La politica contemporanea, come quasi tutti sanno, non ha più memoria storica. Vive alla giornata, dominata dalla legge del consenso immediato, dalla radicale dipendenza dei sondaggi e che prescinde da qualsiasi progettualità di medio lungo/ periodo. È l’epoca del trasformismo da un lato e della improvvisazione e della casualità dall’altro. Del resto, ormai, abbiamo quasi la matematica certezza che ciò che si dice al mattino può essere tranquillamente smentito alla sera. E viceversa. Da qui deriva anche la caduta verticale della credibilità dei politici e, soprattutto, dei partiti. Una stagione, l’attuale, che assomiglia - dicono i sondaggisti - a quelle che abbiamo vissuto ai tempi di "tangentopoli" nel lontano ’92-’93 e all’ormai celebre "vaffaday" di grillina memoria del 2007. Certo, non è facile, né semplice, coltivare la memoria storica, politica e culturale in un contesto dominato dalla cosiddetta ideologia dell’anno zero. Ovvero da una concezione, tipica delle forze populiste e demagogiche contemporanee, che hanno nel loro nucleo originario la cifra di radere al suolo tutte le culture politiche che hanno preceduto la loro esperienza.

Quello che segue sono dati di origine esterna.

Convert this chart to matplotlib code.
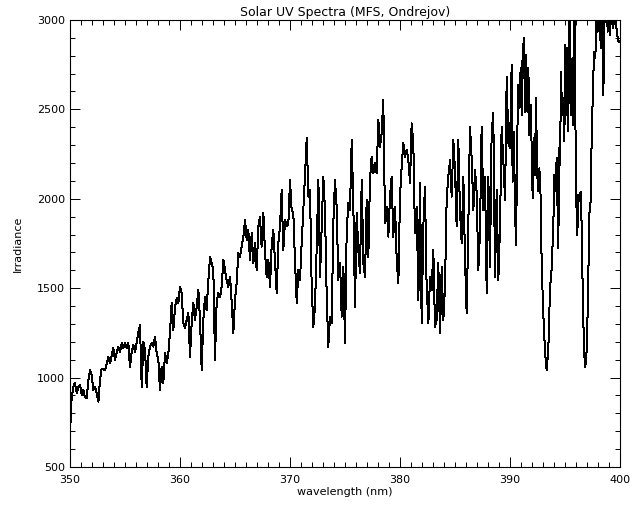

Da qui, per coerenza, la definizione di un partito che non è né di destra, né di sinistra né di centro ma è semplicemente "oltre". Di cosa nessuno sa, ma la realtà è semplicemente così. Piaccia o non piaccia. Ora, se si vuole ridare nobiltà alla politica, rilanciare il ruolo dei partiti politici democratici e costituzionali, restituire credibilità agli stessi politici e recuperare la valenza e il significato delle grandi tradizionali ideali del nostro paese che hanno accompagnato e guidato, con i loro valori e i loro principi, la crescita e il consolidamento della nostra democrazia, è indubbio che non si può prescindere dalla memoria storica. O meglio, dal recupero della memoria storica, politica e culturale. Che è cosa ben diversa dalla regressione nostalgica e dal perenne sguardo rivolto all’indietro. Ma una cosa è abbastanza certa. E cioè, non è possibile sconfiggere il populismo demagogico e anti politico, che purtroppo continua a correre negli umori popolari e nelle viscere del paese anche se è meno foraggiato, rispetto ad un passato recente, dai grandi orgasmi di informazione, se non si recupera il valore della memoria storica.
In discussione non c’è, come ovvio e scontato, il ritorno dei vecchi partiti o delle antiche organizzazioni politiche. Semmai, e molto più semplice mente, si tratta di non disperdere un patrimonio di cultura, di idee, di valori e di umanità sacrificandoli sull’altare di una maldestra e sempre più effimera modernità. Non è più tollerabile assistere ad una continua e reiterata rimozione di tutto ciò che è semplicemente riconducibile al passato. Dalla tradizione dei grandi partiti popolari al magistero degli statisti e dei leader principali, dalle singole culture di riferimento al retroterra etico, ideale e programmatico delle grandi culture politiche, riformiste e costituzionali. Del resto, l’inaridimento e la mediocrità dell’attuale classe dirigente politica, salvo rare eccezioni, è riconducibile proprio a questo elemento. E cioè, al fatto di aver azzerato l’intero passato travolgendo la memoria e relegandola, appunto, ad un fatto nostalgico e quindi privo di appeal e di reale cittadinanza politica.
E fin quando questo processo di profonda inversione di rotta non si innesca, avranno buon gioco le forze populiste e demagogiche ad affermarsi facendo leva su luoghi comuni e su slogan che sono sempre più appassiti ma che, comunque sia, continuano a mietere consensi sulle ali del qualunquismo, della improvvisazione politica e del pressapochismo culturale. Per dirla con Mino Martinazzoli, del "nulla della politica". Non c’è affatto da stupirsi, quindi, se in un contesto del genere prospera e si consolida la prassi del trasformismo. Perché, quando tramontano i riferimenti ideali e la coerenza politica diventa un puro optional, è del tutto evidente che la stessa politica si riduce esclusivamente e radicalmente ad una logica di puro potere e, di conseguenza, al mantenimento dello stesso. Come, puntualmente, avviene con i partiti populisti nella vita pubblica italiana.
Lungo questa sfida, quindi, si gioca - o meno - il ritorno ad una politica dignitosa, nobile e soprattutto credibile. Se, al contrario, si consolida la tesi dei populisti che il passato, la memoria e la tradizione sono puri orpelli da appendere definitivamente ed irreversibilmente al chiodo, non lamentiamoci se poi la credibilità della politica, dei politici e degli stessi partiti, nella considerazione dei cittadini, si riduce ad un misero 4%. Perché ogni risultato, di norma, è sempre figlio di una precisa azione e di una altrettanto precisa pianificazione.